What is most notable is how quickly land process adjusted down without the exemption, and how quickly development became more feasible and rose back to natural levels without it. Housing markets are complicated and 421a is just one factor that explains why new housing construction is still strong – there are numerous other factors, including the strengthening of rent levels in some weaker neighborhood markets. But the fact is, new private rental construction is happening without 421a across the City, and specifically in the crucial weaker market neighborhoods where REBNY asserted it would not happen. This unsupported assertion has been the centerpiece for REBNY’s argument that 421a must not only be revived, but expanded. It is important to note that, in 2016, New York City actually exceeded the affordable housing development goals set by Mayor de Blasio’s Housing New York Plan by building or preserving 21,963 affordable units, making 2016 the highest year on record for New York City affordable housing production. The fact that New York City did not need the 421a Exemption for its affordable housing targets is an indication that the 421a exemption is overwhelmingly a subsidy for high-end development. Furthermore, the City and State have better tax exemptions designed for affordable housing such as exemptions 420-c and Article XI.
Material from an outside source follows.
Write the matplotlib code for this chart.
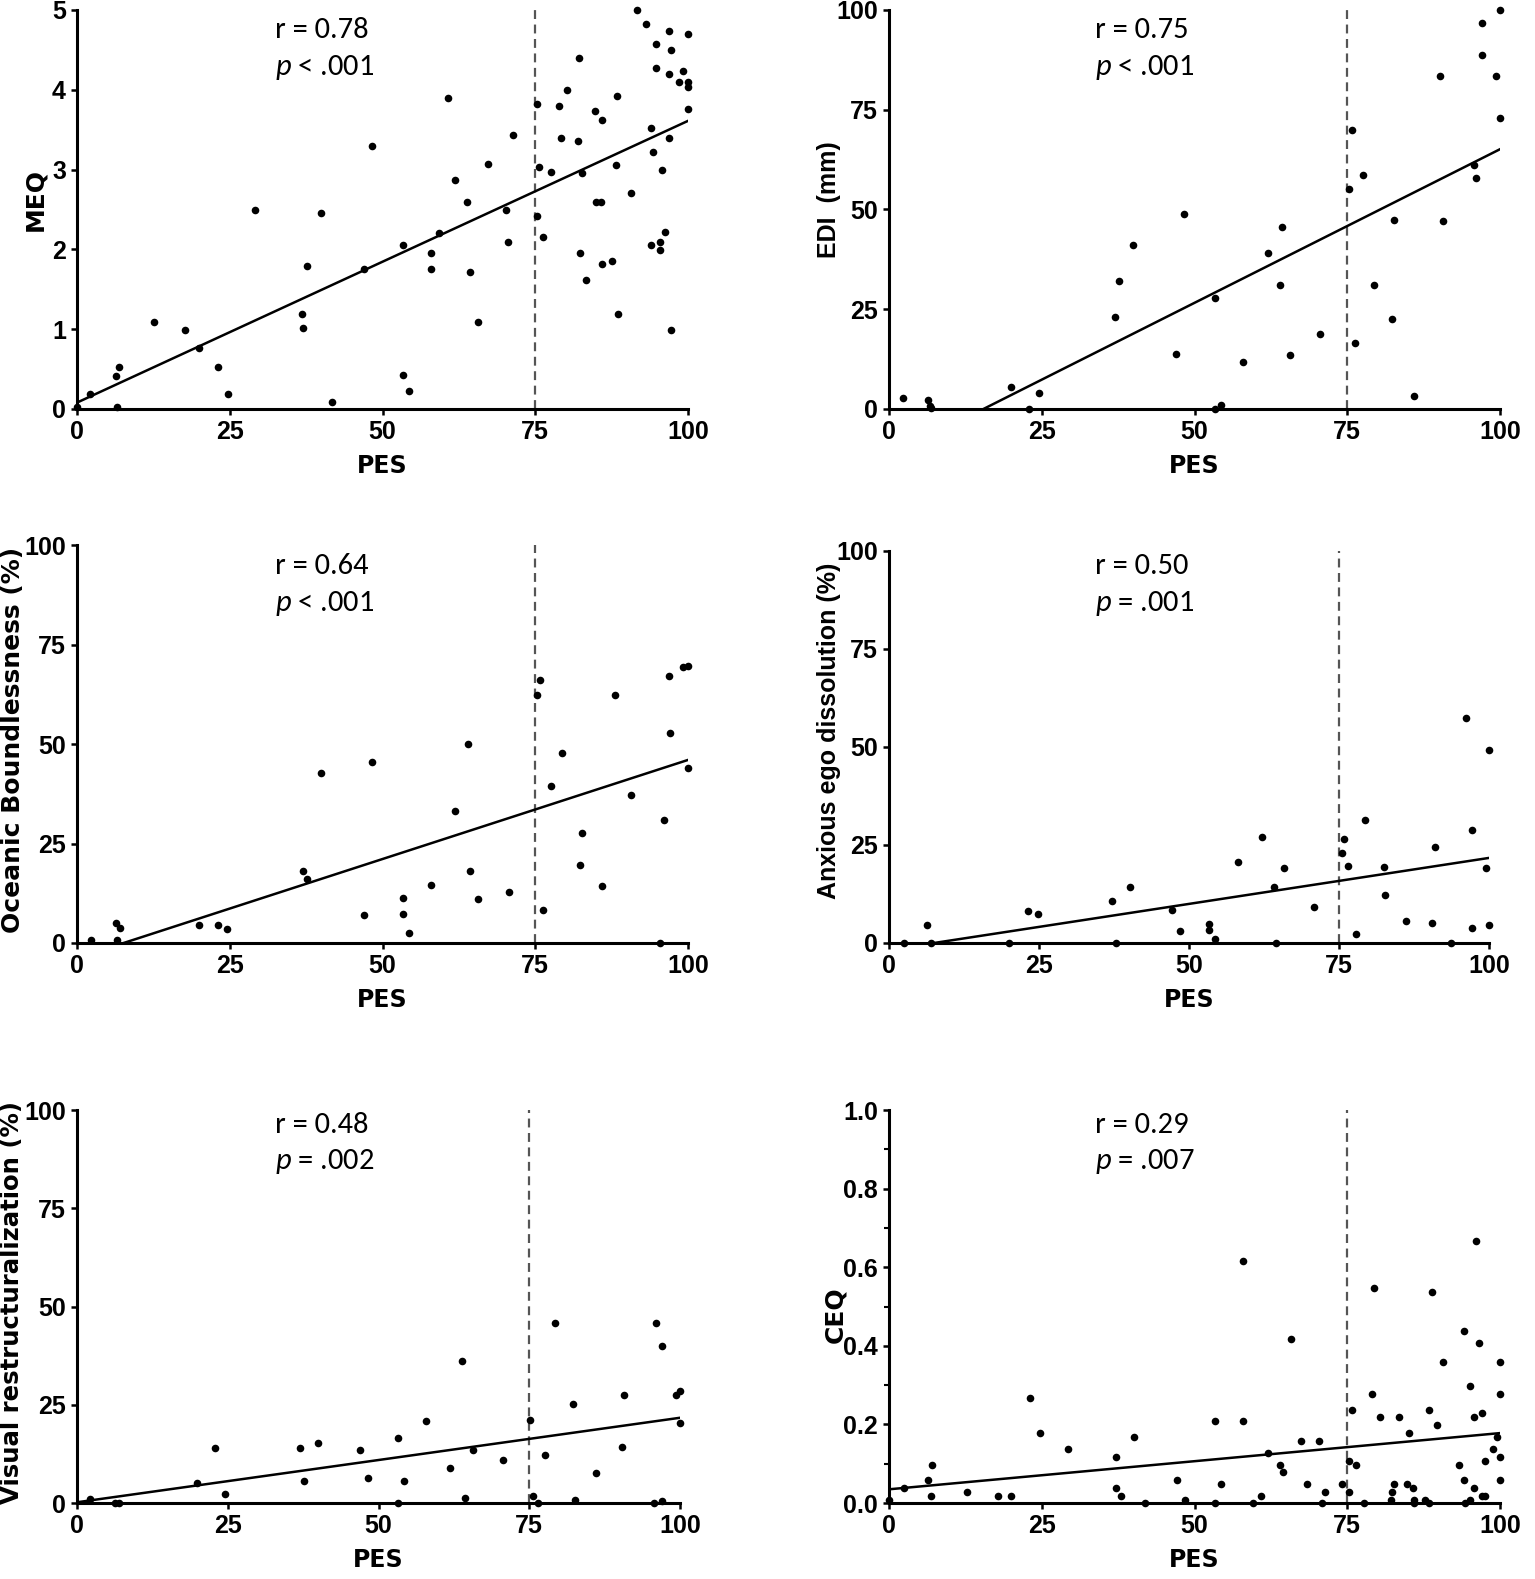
import matplotlib
matplotlib.use('Agg')
import matplotlib.pyplot as plt
from matplotlib import font_manager
from matplotlib.ticker import MultipleLocator, FormatStrFormatter
import numpy as np

installed = {f.name for f in font_manager.fontManager.ttflist}
stat_font = 'Carlito' if 'Carlito' in installed else 'Lato'

plt.rcParams['font.family'] = ['Liberation Sans', 'DejaVu Sans']
plt.rcParams['mathtext.fontset'] = 'custom'
plt.rcParams['mathtext.it'] = stat_font + ':italic'
plt.rcParams['mathtext.rm'] = stat_font

# ---- data ----
pes_meq = [0, 2.2, 6.3, 6.9, 6.6, 12.6, 17.6, 20, 23, 24.7, 29.1, 36.9, 37, 37.7, 39.9, 41.7,
           46.9, 48.3, 53.3, 53.3, 54.3, 58, 58, 59.2, 60.7, 61.9, 63.9, 64.3, 65.6, 67.3,
           70.2, 70.6, 71.3, 75.3, 75.3, 75.6, 76.3, 77.6, 78.9, 79.2, 80.2, 82.2, 82, 82.6,
           82.3, 83.3, 84.7, 84.9, 85.7, 86, 86, 87.6, 88.3, 88.6, 88.2, 90.6, 91.7, 93.2,
           93.9, 94.3, 93.9, 94.7, 94.7, 95.5, 95.5, 95.8, 96.2, 96.9, 97.2, 96.9, 96.9,
           97.2, 98.6, 99.2, 100, 100, 100, 100]
meq = [0.02, 0.19, 0.41, 0.52, 0.02, 1.09, 0.99, 0.76, 0.52, 0.19, 2.49, 1.19, 1.02, 1.79,
       2.46, 0.09, 1.76, 3.29, 2.06, 0.42, 0.22, 1.96, 1.76, 2.20, 3.90, 2.87, 2.59, 1.72,
       1.09, 3.07, 2.49, 2.09, 3.43, 3.82, 2.42, 3.03, 2.16, 2.97, 3.80, 3.39, 4.0, 4.40,
       3.36, 2.96, 1.96, 1.62, 3.73, 2.59, 2.59, 3.62, 1.82, 1.86, 3.92, 1.19, 3.06, 2.70,
       5.0, 4.83, 3.52, 3.22, 2.06, 4.57, 4.27, 2.09, 1.99, 3.0, 2.22, 4.73, 4.50, 4.20,
       3.39, 0.99, 4.10, 4.23, 4.70, 4.10, 4.03, 3.76]

pes_edi = [2.3, 6.3, 6.7, 6.9, 19.9, 22.9, 24.6, 36.9, 37.6, 39.9, 47, 48.2, 53.3, 53.3,
           54.3, 58, 62, 64, 64.3, 65.6, 70.6, 75.3, 75.7, 76.3, 77.6, 79.3, 82.4, 82.7,
           86, 90.2, 90.7, 95.7, 96, 97, 97, 99.3, 100, 100]
edi = [2.8, 2.2, 0.7, 0.3, 5.5, 0, 4.1, 23.1, 32.1, 41.1, 13.7, 48.8, 27.9, 0, 0.9, 11.8,
       39.2, 31.1, 45.5, 13.6, 18.8, 55.2, 70, 16.5, 58.6, 31.1, 22.5, 47.3, 3.2, 83.5,
       47.1, 61.1, 57.8, 96.8, 88.6, 83.5, 99.9, 72.9]

pes_ob = [2.3, 6.3, 7, 6.6, 19.9, 23, 24.6, 37, 37.6, 40, 46.9, 48.3, 53.3, 53.3, 54.3, 58,
          61.9, 64, 64.3, 65.7, 70.7, 75.3, 75.7, 76.3, 77.6, 79.3, 82.3, 82.6, 86, 88.1,
          90.7, 95.5, 96, 96.9, 97, 99.2, 100, 100]
ob = [0.7, 4.9, 3.8, 0.8, 4.6, 4.6, 3.5, 18.2, 16, 42.7, 7, 45.6, 11.3, 7.4, 2.6, 14.6,
      33.2, 50.1, 18.1, 11.1, 12.9, 62.4, 66.1, 8.2, 39.4, 47.8, 19.7, 27.7, 14.4, 62.3,
      37.3, 0, 30.9, 67.2, 52.7, 69.4, 69.7, 43.9]

pes_aed = [2.5, 6.4, 7, 20, 23.1, 24.8, 37.1, 37.8, 40.2, 47.1, 48.5, 53.4, 53.4, 54.4,
           58.1, 62.1, 64.2, 64.5, 65.8, 70.8, 75.5, 75.9, 76.5, 77.9, 79.4, 82.5, 82.7,
           86.1, 90.4, 90.9, 93.7, 96.1, 97.1, 97.1, 99.4, 100, 100]
aed = [0, 4.6, 0, 0, 8.1, 7.5, 10.7, 0, 14.2, 8.4, 3, 4.8, 3.2, 1, 20.6, 27, 14.2, 0, 19.2,
       9.2, 23, 26.5, 19.6, 2.4, 31.3, 19.3, 12.2, 5.5, 5.2, 24.4, 0, 57.4, 28.9, 3.9,
       19.2, 49.2, 4.7]

pes_vr = [2.2, 6.3, 6.9, 19.9, 22.9, 24.5, 36.9, 37.6, 39.9, 46.9, 48.2, 53.2, 53.3, 54.3,
          57.9, 61.9, 63.9, 64.3, 65.6, 70.6, 75.2, 75.6, 76.4, 77.6, 79.3, 82.2, 82.6, 86,
          90.3, 90.7, 95.7, 96.1, 97, 97, 99.3, 100, 100]
vr = [1, 0, 0, 5.2, 14.1, 2.3, 13.9, 5.7, 15.4, 13.4, 6.5, 16.6, 0, 5.5, 21, 8.9, 36.1,
      1.4, 13.4, 10.9, 21.2, 1.9, 0, 12.2, 45.7, 25.3, 0.9, 7.6, 14.2, 27.6, 0, 45.7, 40,
      0.6, 27.4, 28.6, 20.4]

pes_ceq = [0, 2.4, 6.4, 7.1, 6.8, 12.8, 17.8, 20, 23.1, 24.7, 29.3, 37.1, 37.1, 37.9, 40.1,
           41.9, 47.1, 48.5, 53.4, 53.4, 54.4, 58, 58, 59.5, 60.8, 62.1, 64, 64.4, 65.8,
           67.5, 68.4, 70.4, 70.8, 71.4, 74.1, 75.3, 75.3, 75.8, 76.4, 77.8, 79.1, 79.4,
           80.4, 82.1, 82.4, 82.7, 83.4, 84.8, 85.1, 85.7, 86, 86, 87.7, 88.4, 88.8, 88.3,
           89.7, 90.7, 93.3, 94.1, 94.1, 94.3, 95.1, 95.1, 95.8, 95.8, 96.1, 96.5, 97.1,
           97.1, 97.6, 97.6, 98.9, 99.5, 100, 100, 100, 100]
ceq = [0.008, 0.038, 0.058, 0.098, 0.018, 0.028, 0.018, 0.018, 0.268, 0.178, 0.138, 0.118,
       0.038, 0.018, 0.168, 0, 0.058, 0.008, 0.208, 0, 0.048, 0.617, 0.208, 0, 0.018,
       0.128, 0.098, 0.078, 0.418, 0.158, 0.048, 0.158, 0, 0.028, 0.048, 0.108, 0.028,
       0.238, 0.098, 0, 0.278, 0.548, 0.218, 0.008, 0.028, 0.048, 0.218, 0.048, 0.178,
       0.038, 0.008, 0, 0.008, 0.238, 0.538, 0, 0.198, 0.358, 0.098, 0.438, 0.058, 0,
       0.298, 0.008, 0.218, 0.038, 0.668, 0.408, 0.228, 0.018, 0.108, 0.018, 0.138,
       0.168, 0.358, 0.278, 0.118, 0.058]

# regression lines (intercept, slope) as printed
fit_meq = (0.08, 0.0353)
fit_edi = (-11.9, 0.770)
fit_ob = (-3.8, 0.498)
fit_aed = (-1.76, 0.2346)
fit_vr = (0.2, 0.215)
fit_ceq = (0.035, 0.00143)

labels_r = ['r = 0.78', 'r = 0.75', 'r = 0.64', 'r = 0.50', 'r = 0.48', 'r = 0.29']
labels_p = ['$p$ < .001', '$p$ < .001', '$p$ < .001', '$p$ = .001', '$p$ = .002', '$p$ = .007']

fig = plt.figure(figsize=(15.35, 15.79), dpi=100)


def panel(rect, x, y, fit, ymax, ystep, ylabel, ylab, r_lab, p_lab, text_pos, fmt='%d', minor=None):
    ax = fig.add_axes(rect)
    ax.axvline(75, color='#555555', lw=1.6, ls=(0, (4, 2.5)), zorder=1)
    xs = np.array([0, 100])
    ax.plot(xs, fit[0] + fit[1] * xs, color='black', lw=1.8, zorder=2)
    ax.scatter(x, y, s=30, color='black', zorder=3, clip_on=False, linewidths=0)
    ax.set_xlim(0, 100)
    ax.set_ylim(0, ymax)
    ax.xaxis.set_major_locator(MultipleLocator(25))
    ax.yaxis.set_major_locator(MultipleLocator(ystep))
    ax.yaxis.set_major_formatter(FormatStrFormatter(fmt))
    if minor:
        ax.yaxis.set_minor_locator(MultipleLocator(minor))
        ax.tick_params(axis='y', which='minor', length=3.5, width=1.5)
    for s in ['top', 'right']:
        ax.spines[s].set_visible(False)
    for s in ['left', 'bottom']:
        ax.spines[s].set_linewidth(2.2)
    ax.tick_params(which='major', length=4, width=1.8, labelsize=18, pad=4)
    for lab in ax.get_xticklabels() + ax.get_yticklabels():
        lab.set_fontweight('bold')
    ax.set_xlabel('PES', fontsize=17, fontweight='bold', family='DejaVu Sans', labelpad=7)
    ax.set_ylabel(ylabel, fontsize=ylab[2], fontweight='bold', family=ylab[3])
    ax.yaxis.set_label_coords(ylab[0], ylab[1])
    ax.text(text_pos[0], text_pos[1], r_lab, transform=ax.transAxes, fontsize=22,
            family=stat_font, va='center', ha='left')
    ax.text(text_pos[0], text_pos[2], p_lab, transform=ax.transAxes, fontsize=22,
            family=stat_font, va='center', ha='left')
    return ax


panel([0.0502, 0.7410, 0.398, 0.2527], pes_meq, meq, fit_meq, 5, 1, 'MEQ',
      (-0.048, 0.524, 18, 'DejaVu Sans'), labels_r[0], labels_p[0], (0.324, 0.950, 0.857))
panel([0.5792, 0.7410, 0.398, 0.2527], pes_edi, edi, fit_edi, 100, 25, 'EDI  (mm)',
      (-0.079, 0.524, 18, 'Liberation Sans'), labels_r[1], labels_p[1], (0.337, 0.950, 0.857))
panel([0.0502, 0.4028, 0.398, 0.2520], pes_ob, ob, fit_ob, 100, 25, 'Oceanic Boundlessness (%)',
      (-0.086, 0.51, 18, 'DejaVu Sans'), labels_r[2], labels_p[2], (0.324, 0.947, 0.854))
panel([0.5792, 0.4028, 0.3909, 0.2483], pes_aed, aed, fit_aed, 100, 25, 'Anxious ego dissolution (%)',
      (-0.080, 0.54, 18, 'Liberation Sans'), labels_r[3], labels_p[3], (0.343, 0.962, 0.865))
panel([0.0502, 0.0481, 0.3928, 0.2489], pes_vr, vr, fit_vr, 100, 25, 'Visual restructuralization (%)',
      (-0.088, 0.51, 17.6, 'DejaVu Sans'), labels_r[4], labels_p[4], (0.328, 0.962, 0.868))
panel([0.5792, 0.0481, 0.398, 0.2489], pes_ceq, ceq, fit_ceq, 1.0, 0.2, 'CEQ',
      (-0.068, 0.48, 18, 'DejaVu Sans'), labels_r[5], labels_p[5], (0.337, 0.962, 0.868),
      fmt='%.1f', minor=0.1)

fig.savefig('out.png', dpi=100)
We have long known that 421a is unjustifiably expensive and inefficient. Now we know it may not even accomplish the most minimum public purpose to justify its $1.4 billion price tag. Despite these facts, REBNY is currently working to convince the State legislature to make the subsidy even richer for themselves. (Even the New York Post condemned the new REBNY proposal in an editorial titled, Cuomo’s latest blow to city taxpayers). With the City and State facing the prospect of billions in additional local budget obligations because of the Trump federal budget cuts, legislators in Albany should resist the REBNY push to revive the 421a exemption.